My heart moments the ones I dwell in are mostly about my nephews.(kids grow so fast).when he would hide my shoes and keys so I wouldn’t leave the house, all the silly games we use to play, when they wanted to go trick or treating with me, when he was so excited to see me he ran to me as I rounded the corner, When I use to hold him in my arms and dance around to my favorite musical artist, when they wanted to hang out with me. so on and so forth

Then there are some one moments in time I wish I can go back and redo, the ones which still haunt me, when he called me to hang out and I had a paper due so I didn’t pick up the phone, when I made the decision to say something about the alcoholism and lost them, The time he called for me to “babysit” after my B.I.L friend died and I was to angry she used him to manipulate me, when the one who would hid my keys told me he would of rather lost aunt so and so and if it made me feel any better he liked me better, when I had to sneak into his HS school graduation.

I miss the boy who use to hid my keys and shoes, I miss the boy who bought me the cubic zirconia bracelet, I miss the boys who I use to play the dancing game with, I miss the boy I held in my arms and danced around with, I miss the boy who use to call me all the time to hang out..etc…

I am reading the book Gospel, by J.D. Greear, the first few pages of Chapter 5 deal with idols. On page 73 the author states “when you cannot forgive someone……………they stole something from you that you think can never be replaced and you cannot stop hating them for it.”..”Bitterness is almost always tied to idolatry someone took something from you that you thought was necessary for life”

My mother and two sisters are not my favorite people and I could probably live my life without them but hate them that’s a little strong. I admit to some resentment and I am trying to let it go so it doesn’t turn to bitterness which almost always leads to hate.

They did take something from me something I feel I cannot replace TIME and when these moments in time flash across my mind I feel melancholy.

I never thought of time as an idol (I knew my nephews were).I was out of their lives from 2008-2012 and two remain out of my life. TIME I missed—birthdays,graduations,getting their permits,prom etc. Between taking jobs that kept me away from the family and going to college-I couldn’t wait to finally graduate and spend all this time with my nephews and have money to do it.I had no idea that they were going to be taken away because I did the right thing.-TIME wasted.I desperately wanted these one moments in time back. By dwelling in this and trying to make up for it I am missing new moments in time with them. TIME lost.

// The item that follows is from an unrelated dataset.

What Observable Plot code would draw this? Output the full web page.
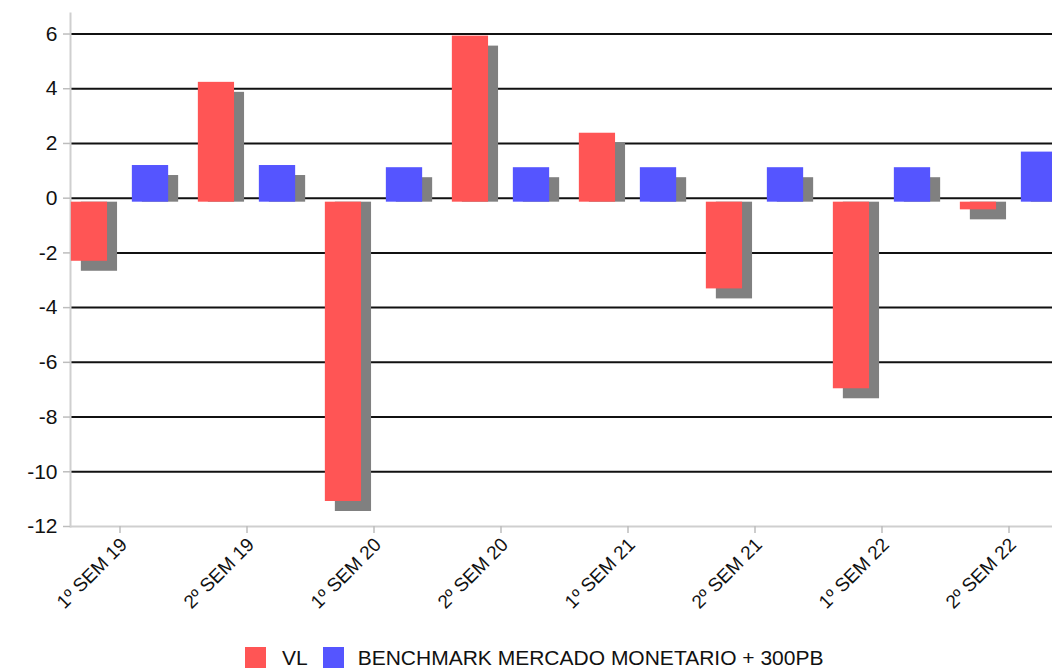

I am letting go of the moments of what once was and accepting what is. God will give me the time back that I think I lost. Last week my nephew helped me fix my bike and it was a moment in time I saw the boy who gave me the cubic zirconia bracelet. Although he may not call me all the time to hang I get to spend about 5minutes with him every week because I pick him up from school and when we first got together he spent four days with me. The one who hid my shoes tells me I didn’t miss so much and I act like I have been out of their lives forever. He tells me he knows it isn’t my fault. (now I want to hide his shoes and keys.). The one I use to dance around with in my arms sometimes lets me dance with him and he is still a big mush. He is getting use to having me around.